The Great Molasses Disaster

In this installment of weird historical events, I’ll touch on The Great Molasses Disaster, one of my favorite wacky accidents, that devastated the North End of Boston. On January 15th, 1919, a storage container holding 2.3 million gallons of molasses burst, flooding the streets at 35mph and killing 21 people.

Now, let’s unpack this a little. First of all, let’s picture what 2.3 million gallons of anything coming at you like a soccer mom in a carpool lane. Not great. Now picture molasses: it’s gross, it’s sticky, it’s heavy, and the more you try and fight it, the quicker it’ll take you under, like some sweet-smelling version of quicksand. Now imagine you’re on your way home from one of the many amazing restaurants in the North End when you hear something that sounds like a freight train roaring down the street, enveloping you in some sticky bullshit that slowly drowns you.

Why did this happen?
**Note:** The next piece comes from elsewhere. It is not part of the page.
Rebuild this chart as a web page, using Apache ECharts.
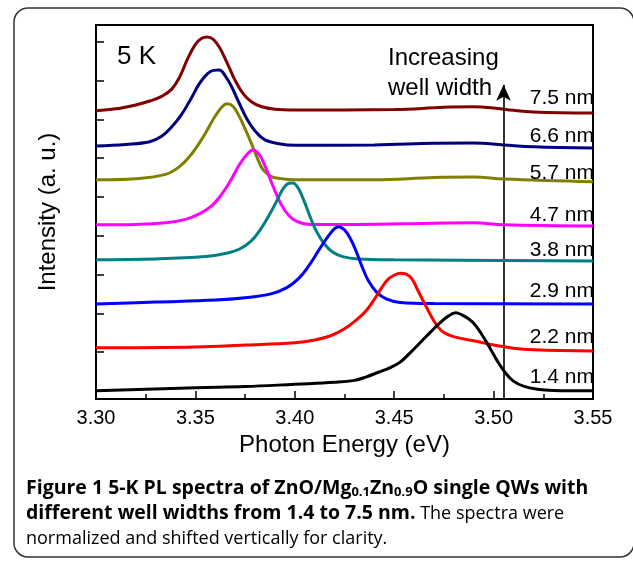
<!DOCTYPE html>
<html>
<head>
<meta charset="utf-8">
<script src="https://cdn.jsdelivr.net/npm/echarts@6/dist/echarts.min.js"></script>
<style>
  html, body { margin: 0; padding: 0; background: #fff; }
  #chart { width: 633px; height: 562px; }
</style>
</head>
<body>
<div id="chart"></div>
<script>
// spectra: [photon energy (eV), shifted intensity (a.u.)]
const w75 = [[3.300,7.22],[3.310,7.27],[3.320,7.37],[3.327,7.47],[3.333,7.59],[3.338,7.77],[3.342,8.08],
  [3.346,8.55],[3.350,8.93],[3.353,9.08],[3.356,9.12],[3.359,9.06],[3.362,8.86],[3.366,8.45],
  [3.370,8.00],[3.374,7.66],[3.378,7.46],[3.383,7.33],[3.390,7.26],[3.400,7.24],[3.450,7.25],
  [3.475,7.31],[3.490,7.32],[3.500,7.29],[3.510,7.23],[3.520,7.19],[3.550,7.16]];
const w66 = [[3.300,6.31],[3.315,6.35],[3.327,6.42],[3.333,6.56],[3.338,6.80],[3.343,7.12],[3.348,7.55],
  [3.352,7.92],[3.356,8.17],[3.359,8.26],[3.362,8.27],[3.365,8.12],[3.368,7.86],[3.372,7.42],
  [3.376,7.00],[3.380,6.70],[3.385,6.47],[3.392,6.37],[3.400,6.33],[3.440,6.34],[3.470,6.38],
  [3.490,6.39],[3.505,6.34],[3.520,6.29],[3.550,6.26]];
const w57 = [[3.300,5.44],[3.320,5.47],[3.335,5.58],[3.342,5.78],[3.348,6.10],[3.354,6.55],[3.359,7.00],
  [3.363,7.30],[3.366,7.40],[3.369,7.33],[3.372,7.08],[3.375,6.75],[3.378,6.40],[3.381,6.02],
  [3.384,5.70],[3.388,5.53],[3.393,5.47],[3.400,5.44],[3.440,5.44],[3.470,5.50],[3.490,5.51],
  [3.505,5.46],[3.550,5.39]];
const w47 = [[3.300,4.28],[3.320,4.29],[3.335,4.33],[3.345,4.42],[3.352,4.56],[3.358,4.76],[3.363,5.05],
  [3.368,5.45],[3.372,5.82],[3.376,6.10],[3.379,6.21],[3.382,6.10],[3.385,5.80],[3.389,5.28],
  [3.393,4.82],[3.397,4.52],[3.401,4.37],[3.408,4.29],[3.430,4.29],[3.470,4.32],[3.490,4.33],
  [3.505,4.28],[3.550,4.25]];
const w38 = [[3.300,3.38],[3.330,3.40],[3.355,3.46],[3.365,3.54],[3.372,3.65],[3.378,3.86],[3.383,4.18],
  [3.387,4.52],[3.391,4.90],[3.394,5.20],[3.397,5.35],[3.399,5.36],[3.402,5.20],[3.405,4.85],
  [3.408,4.45],[3.411,4.10],[3.415,3.78],[3.419,3.58],[3.424,3.46],[3.432,3.40],[3.450,3.38],
  [3.550,3.35]];
const w29 = [[3.300,2.24],[3.330,2.29],[3.360,2.34],[3.375,2.40],[3.388,2.50],[3.396,2.66],[3.402,2.90],
  [3.407,3.22],[3.412,3.62],[3.417,4.00],[3.420,4.18],[3.422,4.23],[3.425,4.15],[3.428,3.92],
  [3.431,3.58],[3.434,3.18],[3.437,2.84],[3.441,2.55],[3.446,2.37],[3.453,2.28],[3.470,2.25],
  [3.550,2.24]];
const w22 = [[3.300,1.11],[3.350,1.13],[3.375,1.18],[3.400,1.24],[3.410,1.31],[3.418,1.42],[3.425,1.60],
  [3.431,1.83],[3.436,2.07],[3.440,2.36],[3.444,2.68],[3.447,2.88],[3.450,2.98],[3.453,3.03],
  [3.456,3.01],[3.459,2.88],[3.462,2.58],[3.466,2.18],[3.470,1.80],[3.474,1.54],[3.479,1.41],
  [3.485,1.34],[3.492,1.27],[3.500,1.18],[3.510,1.10],[3.520,1.06],[3.550,1.03]];
const w14 = [[3.300,0.00],[3.350,0.08],[3.375,0.11],[3.400,0.17],[3.420,0.22],[3.430,0.27],[3.436,0.36],
  [3.442,0.48],[3.448,0.60],[3.453,0.74],[3.458,0.98],[3.463,1.24],[3.468,1.50],[3.473,1.75],
  [3.477,1.92],[3.481,2.01],[3.484,1.96],[3.487,1.87],[3.490,1.74],[3.494,1.46],[3.498,1.12],
  [3.502,0.76],[3.506,0.46],[3.510,0.25],[3.515,0.12],[3.522,0.04],[3.530,0.01],[3.550,0.00]];

const widths = ['7.5 nm','6.6 nm','5.7 nm','4.7 nm','3.8 nm','2.9 nm','2.2 nm','1.4 nm'];
const spectra = [w75, w66, w57, w47, w38, w29, w22, w14];
const colors = ['#800000','#000080','#808000','#ff00ff','#008080','#0000ff','#ff0000','#000000'];
const labelY = [7.55, 6.57, 5.62, 4.54, 3.63, 2.58, 1.39, 0.36];
const yTicks = [0,1,2,3,4,5,6,7,8,9];
const arrowX = 3.505, arrowY = [-0.21, 7.89];

const font = 'Liberation Sans, Arial, sans-serif';
const chart = echarts.init(document.getElementById('chart'));

const lineSeries = spectra.map((d, i) => ({
  name: widths[i],
  type: 'line',
  data: d,
  smooth: 0.4,
  showSymbol: false,
  lineStyle: { color: colors[i], width: 3 },
  z: 3 + i
}));

const staticGraphics = [
  { id: 'frame', type: 'rect', shape: { x: 14, y: 8, width: 620, height: 549, r: 14 },
    style: { fill: 'none', stroke: '#333', lineWidth: 1.5 }, silent: true },
  { id: 'temp', type: 'text', x: 117, y: 57,
    style: { text: '5 K', font: '26px ' + font, fill: '#000', textVerticalAlign: 'middle' } },
  { id: 'note', type: 'text', x: 388, y: 43,
    style: { text: 'Increasing\nwell width', font: '24px ' + font, lineHeight: 30,
      fill: '#000', textVerticalAlign: 'top' } },
  { id: 'caption', type: 'text', x: 26, y: 476,
    style: {
      text: '{b|Figure 1 5-K PL spectra of ZnO/Mg}{s|0.1}{b|Zn}{s|0.9}{b|O single QWs with}\n' +
            '{b|different well widths from 1.4 to 7.5 nm.}{n| The spectra were}\n' +
            '{n|normalized and shifted vertically for clarity.}',
      textVerticalAlign: 'top',
      rich: {
        b: { fontFamily: 'Open Sans', fontSize: 19.5, fontWeight: 'bold', color: '#231f20', lineHeight: 25 },
        s: { fontFamily: 'Open Sans', fontSize: 13, fontWeight: 'bold', color: '#231f20',
             lineHeight: 13, padding: [8, 0, 0, 0] },
        n: { fontFamily: 'Open Sans', fontSize: 18, color: '#555', lineHeight: 25 }
      }
    } }
];

chart.setOption({
  animation: false,
  backgroundColor: '#fff',
  grid: { left: 96, right: 40, top: 25, bottom: 163 },
  xAxis: [{
    type: 'value', min: 3.3, max: 3.55, interval: 0.05,
    name: 'Photon Energy (eV)', nameLocation: 'middle', nameGap: 32,
    nameTextStyle: { fontFamily: font, fontSize: 24, color: '#000' },
    axisLine: { show: true, onZero: false, lineStyle: { color: '#000', width: 2 } },
    axisTick: { inside: true, length: 8, lineStyle: { color: '#000', width: 1.5 } },
    minorTick: { show: true, splitNumber: 2, length: 5, lineStyle: { color: '#000', width: 1.5 } },
    axisLabel: { fontFamily: font, fontSize: 20, color: '#000', margin: 9,
      formatter: v => v.toFixed(2) },
    splitLine: { show: false }
  }, {
    type: 'value', position: 'top', min: 3.3, max: 3.55,
    axisLine: { show: true, onZero: false, lineStyle: { color: '#000', width: 2 } },
    axisTick: { show: false }, axisLabel: { show: false }, splitLine: { show: false }
  }],
  yAxis: [{
    type: 'value', min: -0.21, max: 9.43,
    name: 'Intensity (a. u.)', nameLocation: 'middle', nameGap: 36,
    nameTextStyle: { fontFamily: font, fontSize: 24, color: '#000' },
    axisLine: { show: true, onZero: false, lineStyle: { color: '#000', width: 2 } },
    axisTick: { show: true, inside: true, length: 8, customValues: yTicks,
      lineStyle: { color: '#000', width: 1.5 } },
    axisLabel: { show: false },
    splitLine: { show: false }
  }, {
    type: 'value', position: 'right', min: -0.21, max: 9.43,
    axisLine: { show: true, onZero: false, lineStyle: { color: '#000', width: 2 } },
    axisTick: { show: false }, axisLabel: { show: false }, splitLine: { show: false }
  }],
  series: lineSeries.concat([{
    type: 'line',
    data: [],
    markLine: {
      silent: true,
      symbol: ['none', 'arrow'],
      symbolSize: [11, 16],
      label: { show: false },
      itemStyle: { color: '#000' },
      lineStyle: { color: '#000', width: 1.6, type: 'solid', opacity: 1 },
      data: [[{ coord: [arrowX, arrowY[0]] }, { coord: [arrowX, arrowY[1]] }]]
    }
  }]),
  graphic: staticGraphics
});

// well-width labels, placed through the axis scale at the right edge
const widthLabels = widths.map((w, i) => {
  const p = chart.convertToPixel({ gridIndex: 0 }, [3.55, labelY[i]]);
  return { id: 'lbl' + i, type: 'text', x: p[0] + 1, y: p[1], z: 20,
    style: { text: w, font: '21px ' + font, fill: '#000',
      textAlign: 'right', textVerticalAlign: 'middle' } };
});
chart.setOption({ graphic: staticGraphics.concat(widthLabels) });
</script>
</body>
</html>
Simple physics is to blame. New England weather is wild, we can go from 60 degrees and sunny, to -5 and snowy, in the same day. That’s what happened ln January 15th. The molasses was previously warmed to make it easier to transport, but when the newly-delivered molasses met the previously-delivered cold molasses, the difference in heat caused the molasses to expand and puncture the container. Thankfully, storage regulations changed, and now there aren’t any more industrial accidents*.

After all the damage was done, and the flood of molasses was cleaned up, over $9.18 million dollars (adjusted for inflation) in damage was done. Locals say that on a hot day, you can still smell the molasses. I’ve been to the North End in the summer, and I don’t buy it, unless molasses smells like the combination of great Italian food, garbage, and stale beer.

The Great Emu War

During my daily Wikipedia dive, I found something that shocked me: The Great Emu War of Australia. Now, Australia seems like both an awesome place to visit, and a horrifying deathscape straight out of Mad Max. Australia is where the British dumped their prisoners, who grew up to be hearty, resilient people, who then got beaten by flightless birds. This historical event makes me even less likely to visit Australia, just in case I run into an emu with a grudge against humans.

The Great Emu War happened in 1932 due to the ever-increasing number of emus, leading to the decimation of crops. The farmers, understanding that you probably shouldn’t fuck with a bird that can keep up with your car, called the government for aid. By the time the army arrived, over 20,000 emus were causing a ruckus across Australia. Australian leadership dispatched Major G.P.W Meredith to take care of them.

On the first day, there were 50 emus, and the Army had machine guns. No problem, right? Wrong. Those crafty little bastards used guerrilla tactics and divided the Australian forces, making it so that they were only pursuing a single emu at a time. Only 12 emus were killed before the machine guns started to jam, and the emus retreated. Emus-1, People-0.

This went on for around a month, with the emus displaying similar tactics to Zulu warriors. In the first 6 days of fighting, 2,500 rounds were fired, and only 50-100 emus were killed. Shortly after, the soldiers ambushed over a thousand emus, firing tens of thousands of bullets, and only killing around a dozen emus. Emus-2, People-0.

During the course of the conflict, the soldiers observed the emus following pack leaders, and obeying commands from them. This is a terrifying idea, that giant birds that can outrun my Honda can communicate with each other well enough to defeat a military unit.

After too many defeats from flightless birds, the Australian government had enough, and pulled the troops out. Emus-3, People-0.

This blew me away, I’ve seen emus in nature documentaries, YouTube videos, and Kangaroo Jack, but I never would’ve thought they were capable of defeating humans. If you’re from Australia, I really want to know more about this, is this taught in schools? Are there any other wacky wars like this? Let me know, I’m super interested in your crazy country.